Raison de plus que ce qui se passe au Niger, ce n’est pas simplement pour le Niger, c’est pour l’ensemble de l’Afrique. En plus de cela, cette logique de prise de pouvoir pour des questions de convenance personnelle remet en cause la croyance et la conviction que les urnes peuvent installer quelqu’un démocratiquement au pouvoir et que des institutions démocratiques, fragiles au début, puissent se consolider dans le temps. Si telle est la perception, alors partout ce seront des guerres, ce seront des gens qui ont des armes qui vont tenter de confisquer le pouvoir politique », a déploré Bah Oury.

Au terme d’un sommet extraordinaire dimanche dernier à Abuja, la CEDEAO a imposé un embargo financier au Niger et a menacé de faire usage de la force (une intervention militaire) pour y rétablir l’ordre constitutionnel. Mais, ces mesures ont été vivement critiquées par certains pays membres de l’organisation ouest-africaine.

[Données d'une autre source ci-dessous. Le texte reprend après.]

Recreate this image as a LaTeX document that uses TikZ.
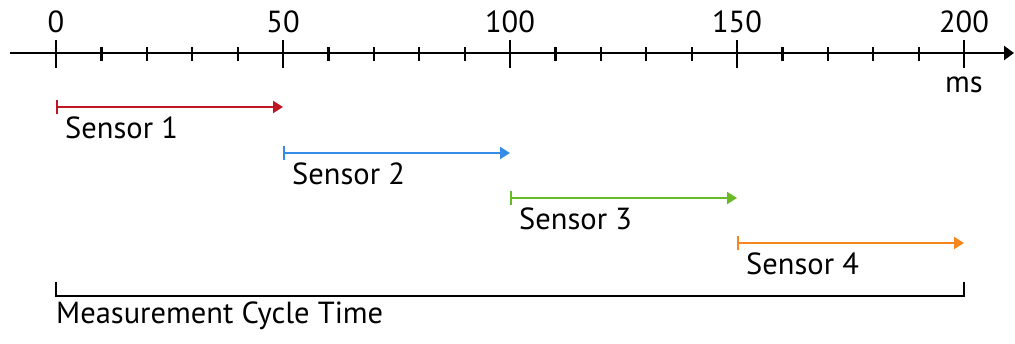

C’est notamment le cas du Mali et du Burkina Faso.

Dans un communiqué conjoint hier (lundi), les gouvernements de Transition du Burkina Faso et du Mali ont averti que « toute intervention militaire contre le Niger s’assimilerait à une déclaration de guerre contre le Burkina Faso et le Mali ». Ils ont aussi prévenu que « toute intervention militaire contre le Niger entraînerait un retrait du Burkina Faso et du Mali de la CEDEAO, ainsi que l’adoption de mesures de légitime défense en soutien aux forces armées et au peuple du Niger ».

De son côté, avec un ton un peu plus diplomatique, la junte militaire guinéenne a prévenu « qu’une intervention militaire contre le Niger entraînerait de facto la dislocation de la CEDEAO ». Le CNRD a dit que « les mesures de sanctions préconisées par la CEDEAO incluant une intervention militaire, est une option qui ne saurait être une solution au problème actuel, mais entraînerait un désastre humain dont les conséquences pourraient aller au- delà des frontières du Niger ».

« Ce sont les déclarations de bravade à mon avis. Puisque aussi bien Bamako que Ouagadougou ont du mal à assurer leur sécurité. Les forces militaires du Mali et du Burkina qui sont en conflit avec les djihadistes à l’heure actuelle. Et, le Mali est allé jusqu’à demander l’apport des mercenaires étrangers pour assurer la sécurité du pouvoir de Bamako. Donc, c’est une bravade. Je ne les vois pas aller au-delà d’une simple déclaration de type populiste. Les juntes du Mali et du Burkina Faso doivent savoir que la déstabilisation du Niger, ce sera la victoire des djihadistes au Mali et au Burkina Faso.

Puisque ce sont ces deux pays qui sont les plus fragiles et qu’une bonne partie de leur territoire aujourd’hui échappe au contrôle de l’État officiel de Ouagadougou et de Bamako. Donc, leur sécurité et l’existence même de leurs États peuvent être impactées négativement par la situation qui prévaut au Niger actuellement. Donc, ils devraient faire preuve de prudence et de responsabilité pour prendre en compte la dimension globale et régionale des faits qui sont en train de se passer à Niamey », a martelé Bah Oury.